» Provided data

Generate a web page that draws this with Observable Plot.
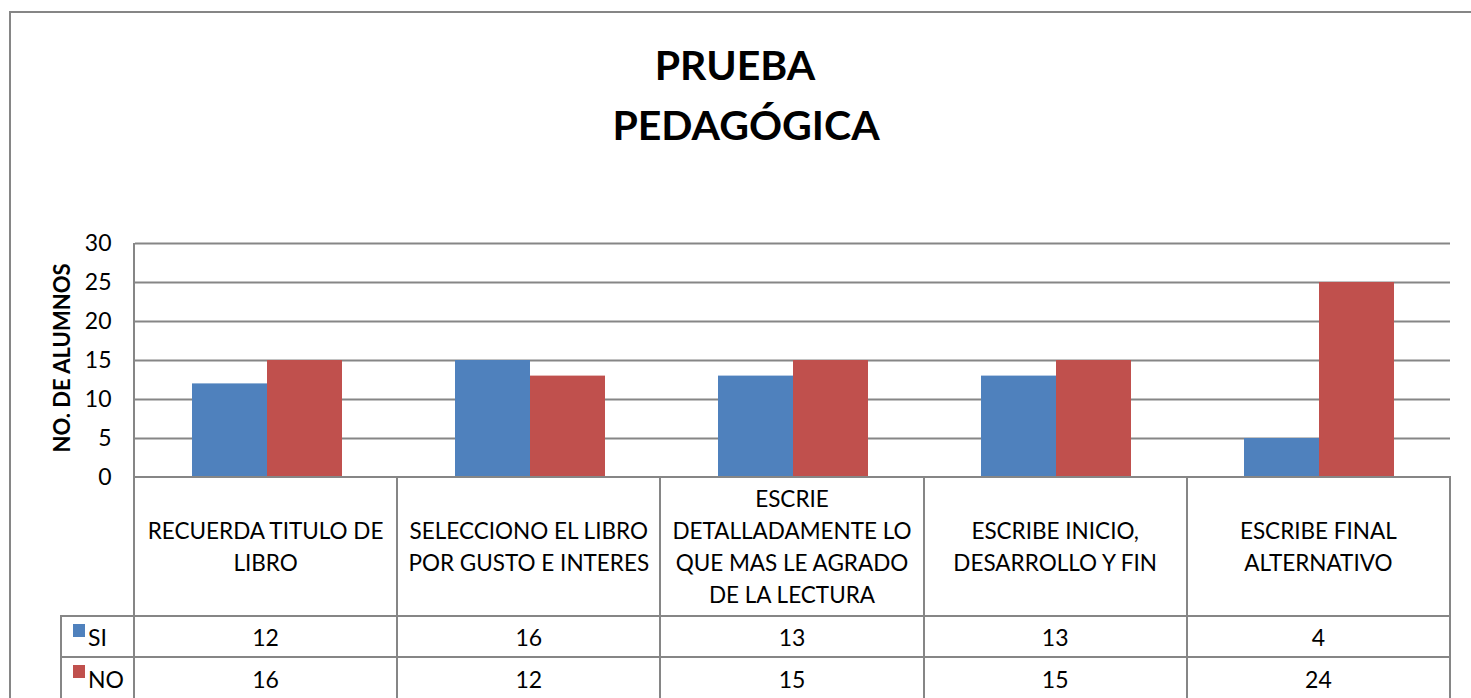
<!DOCTYPE html>
<html>
<head>
<meta charset="utf-8">
<script src="https://cdn.jsdelivr.net/npm/d3@7"></script>
<script src="https://cdn.jsdelivr.net/npm/@observablehq/plot@0.6"></script>
<style>
  body { margin: 0; background: #fff; font-family: Lato, "Open Sans", sans-serif; color: #000; overflow: hidden; }
  #wrap { position: relative; width: 1471px; height: 698px; overflow: hidden; background: #fff; }
  .frame { position: absolute; left: 9px; top: 11px; width: 1500px; height: 800px; border-left: 2px solid #868686; border-top: 2px solid #868686; box-sizing: border-box; }
  .title { position: absolute; font-weight: 700; font-size: 41px; line-height: 41px; white-space: nowrap; transform: translateX(-50%); }
  .ytitle { position: absolute; font-weight: 700; font-size: 22px; line-height: 22px; white-space: nowrap; transform: translate(-50%, -50%) rotate(-90deg); }
  #chart { position: absolute; left: 0; top: 230px; }
  .cell { position: absolute; box-sizing: border-box; border-left: 2px solid #868686; border-top: 2px solid #868686; display: flex; align-items: center; justify-content: center; text-align: center; white-space: pre-line; }
  .cat { font-size: 22.5px; line-height: 32px; }
  .num { font-size: 23px; }
  .leg { justify-content: flex-start; font-size: 23px; }
  .key { position: absolute; left: 11px; top: 7px; width: 12px; height: 13px; }
  .legtext { position: absolute; left: 26px; top: 50%; transform: translateY(-50%); }
  .vline { position: absolute; background: #868686; }
</style>
</head>
<body>
<div id="wrap">
  <div class="frame"></div>
  <div class="title" id="t1" style="left:735px; top:44px;"></div>
  <div class="title" id="t2" style="left:746px; top:104px;"></div>
  <div class="ytitle" id="yt" style="left:62px; top:358px;"></div>
  <div id="chart"></div>
  <div class="vline" style="left:133px; top:243px; width:2px; height:235px;"></div>
  <div id="table"></div>
</div>
<script>
// ---- data ----
const titleLines = ["PRUEBA", "PEDAGÓGICA"];
const yTitle = "NO. DE ALUMNOS";
const categories = [
  "RECUERDA TITULO DE\nLIBRO",
  "SELECCIONO EL LIBRO\nPOR GUSTO E INTERES",
  "ESCRIE\nDETALLADAMENTE LO\nQUE MAS LE AGRADO\nDE LA LECTURA",
  "ESCRIBE INICIO,\nDESARROLLO Y FIN",
  "ESCRIBE FINAL\nALTERNATIVO"
];
const series = ["SI", "NO"];
const colors = ["#4F81BD", "#C0504D"];
// bar heights as drawn in the chart
const siBars = [12, 15, 13, 13, 5];
const noBars = [15, 13, 15, 15, 25];
// values printed in the data table
const siTable = [12, 16, 13, 13, 4];
const noTable = [16, 12, 15, 15, 24];
const yTicks = [0, 5, 10, 15, 20, 25, 30];

// ---- texts ----
document.getElementById("t1").textContent = titleLines[0];
document.getElementById("t2").textContent = titleLines[1];
document.getElementById("yt").textContent = yTitle;

// ---- chart ----
const rows = [];
categories.forEach((c, i) => {
  rows.push({cat: c, serie: series[0], value: siBars[i]});
  rows.push({cat: c, serie: series[1], value: noBars[i]});
});

const chart = Plot.plot({
  width: 1471,
  height: 248,
  marginLeft: 134,
  marginRight: 21,
  marginTop: 13,
  marginBottom: 1,
  facet: {data: rows, x: "cat"},
  fx: {domain: categories, padding: 0, axis: null},
  x: {domain: series, paddingInner: 0, paddingOuter: 0.74, axis: null},
  y: {domain: [0, 30], ticks: yTicks, tickSize: 0, tickPadding: 24, label: null},
  color: {domain: series, range: colors},
  style: {fontSize: "23px", fontFamily: "Lato, sans-serif", color: "#000", background: "transparent", overflow: "visible"},
  marks: [
    Plot.ruleY(yTicks.slice(1), {stroke: "#868686", strokeWidth: 2}),
    Plot.barY(rows, {x: "serie", y: "value", fill: "serie"})
  ]
});
document.getElementById("chart").appendChild(chart);

// ---- data table ----
const table = document.getElementById("table");
const x0 = 133, colW = 263.2, top0 = 476, catH = 139, rowH = 41, lastH = 43;
function cell(cls, left, top, w, h, text) {
  const d = document.createElement("div");
  d.className = "cell " + cls;
  d.style.left = left + "px"; d.style.top = top + "px";
  d.style.width = w + "px"; d.style.height = h + "px";
  if (text !== undefined) d.textContent = text;
  table.appendChild(d);
  return d;
}
const tableVals = [siTable, noTable];
categories.forEach((c, i) => {
  const left = x0 + i * colW;
  const w = (i === categories.length - 1) ? colW + 2 : colW;
  const cc = cell("cat", left, top0, w, catH, c);
  const r1 = cell("num", left, top0 + catH, w, rowH, String(tableVals[0][i]));
  const r2 = cell("num", left, top0 + catH + rowH, w, lastH, String(tableVals[1][i]));
  if (i === categories.length - 1) {
    [cc, r1, r2].forEach(d => d.style.borderRight = "2px solid #868686");
  }
});
series.forEach((s, k) => {
  const d = cell("leg", 60, top0 + catH + k * rowH, 75, k === 0 ? rowH : lastH);
  const key = document.createElement("div");
  key.className = "key"; key.style.background = colors[k];
  const t = document.createElement("div");
  t.className = "legtext"; t.textContent = s;
  d.appendChild(key); d.appendChild(t);
});
</script>
</body>
</html>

» Set task
Transcribe the material exactly, keeping every word and none of the pictures.

» Solution to this exercise
Generate a web page that draws this with Observable Plot.
<!DOCTYPE html>
<html>
<head>
<meta charset="utf-8">
<script src="https://cdn.jsdelivr.net/npm/d3@7"></script>
<script src="https://cdn.jsdelivr.net/npm/@observablehq/plot@0.6"></script>
<style>
  body { margin: 0; background: #fff; font-family: Lato, "Open Sans", sans-serif; color: #000; overflow: hidden; }
  #wrap { position: relative; width: 1471px; height: 698px; overflow: hidden; background: #fff; }
  .frame { position: absolute; left: 9px; top: 11px; width: 1500px; height: 800px; border-left: 2px solid #868686; border-top: 2px solid #868686; box-sizing: border-box; }
  .title { position: absolute; font-weight: 700; font-size: 41px; line-height: 41px; white-space: nowrap; transform: translateX(-50%); }
  .ytitle { position: absolute; font-weight: 700; font-size: 22px; line-height: 22px; white-space: nowrap; transform: translate(-50%, -50%) rotate(-90deg); }
  #chart { position: absolute; left: 0; top: 230px; }
  .cell { position: absolute; box-sizing: border-box; border-left: 2px solid #868686; border-top: 2px solid #868686; display: flex; align-items: center; justify-content: center; text-align: center; white-space: pre-line; }
  .cat { font-size: 22.5px; line-height: 32px; }
  .num { font-size: 23px; }
  .leg { justify-content: flex-start; font-size: 23px; }
  .key { position: absolute; left: 11px; top: 7px; width: 12px; height: 13px; }
  .legtext { position: absolute; left: 26px; top: 50%; transform: translateY(-50%); }
  .vline { position: absolute; background: #868686; }
</style>
</head>
<body>
<div id="wrap">
  <div class="frame"></div>
  <div class="title" id="t1" style="left:735px; top:44px;"></div>
  <div class="title" id="t2" style="left:746px; top:104px;"></div>
  <div class="ytitle" id="yt" style="left:62px; top:358px;"></div>
  <div id="chart"></div>
  <div class="vline" style="left:133px; top:243px; width:2px; height:235px;"></div>
  <div id="table"></div>
</div>
<script>
// ---- data ----
const titleLines = ["PRUEBA", "PEDAGÓGICA"];
const yTitle = "NO. DE ALUMNOS";
const categories = [
  "RECUERDA TITULO DE\nLIBRO",
  "SELECCIONO EL LIBRO\nPOR GUSTO E INTERES",
  "ESCRIE\nDETALLADAMENTE LO\nQUE MAS LE AGRADO\nDE LA LECTURA",
  "ESCRIBE INICIO,\nDESARROLLO Y FIN",
  "ESCRIBE FINAL\nALTERNATIVO"
];
const series = ["SI", "NO"];
const colors = ["#4F81BD", "#C0504D"];
// bar heights as drawn in the chart
const siBars = [12, 15, 13, 13, 5];
const noBars = [15, 13, 15, 15, 25];
// values printed in the data table
const siTable = [12, 16, 13, 13, 4];
const noTable = [16, 12, 15, 15, 24];
const yTicks = [0, 5, 10, 15, 20, 25, 30];

// ---- texts ----
document.getElementById("t1").textContent = titleLines[0];
document.getElementById("t2").textContent = titleLines[1];
document.getElementById("yt").textContent = yTitle;

// ---- chart ----
const rows = [];
categories.forEach((c, i) => {
  rows.push({cat: c, serie: series[0], value: siBars[i]});
  rows.push({cat: c, serie: series[1], value: noBars[i]});
});

const chart = Plot.plot({
  width: 1471,
  height: 248,
  marginLeft: 134,
  marginRight: 21,
  marginTop: 13,
  marginBottom: 1,
  facet: {data: rows, x: "cat"},
  fx: {domain: categories, padding: 0, axis: null},
  x: {domain: series, paddingInner: 0, paddingOuter: 0.74, axis: null},
  y: {domain: [0, 30], ticks: yTicks, tickSize: 0, tickPadding: 24, label: null},
  color: {domain: series, range: colors},
  style: {fontSize: "23px", fontFamily: "Lato, sans-serif", color: "#000", background: "transparent", overflow: "visible"},
  marks: [
    Plot.ruleY(yTicks.slice(1), {stroke: "#868686", strokeWidth: 2}),
    Plot.barY(rows, {x: "serie", y: "value", fill: "serie"})
  ]
});
document.getElementById("chart").appendChild(chart);

// ---- data table ----
const table = document.getElementById("table");
const x0 = 133, colW = 263.2, top0 = 476, catH = 139, rowH = 41, lastH = 43;
function cell(cls, left, top, w, h, text) {
  const d = document.createElement("div");
  d.className = "cell " + cls;
  d.style.left = left + "px"; d.style.top = top + "px";
  d.style.width = w + "px"; d.style.height = h + "px";
  if (text !== undefined) d.textContent = text;
  table.appendChild(d);
  return d;
}
const tableVals = [siTable, noTable];
categories.forEach((c, i) => {
  const left = x0 + i * colW;
  const w = (i === categories.length - 1) ? colW + 2 : colW;
  const cc = cell("cat", left, top0, w, catH, c);
  const r1 = cell("num", left, top0 + catH, w, rowH, String(tableVals[0][i]));
  const r2 = cell("num", left, top0 + catH + rowH, w, lastH, String(tableVals[1][i]));
  if (i === categories.length - 1) {
    [cc, r1, r2].forEach(d => d.style.borderRight = "2px solid #868686");
  }
});
series.forEach((s, k) => {
  const d = cell("leg", 60, top0 + catH + k * rowH, 75, k === 0 ? rowH : lastH);
  const key = document.createElement("div");
  key.className = "key"; key.style.background = colors[k];
  const t = document.createElement("div");
  t.className = "legtext"; t.textContent = s;
  d.appendChild(key); d.appendChild(t);
});
</script>
</body>
</html>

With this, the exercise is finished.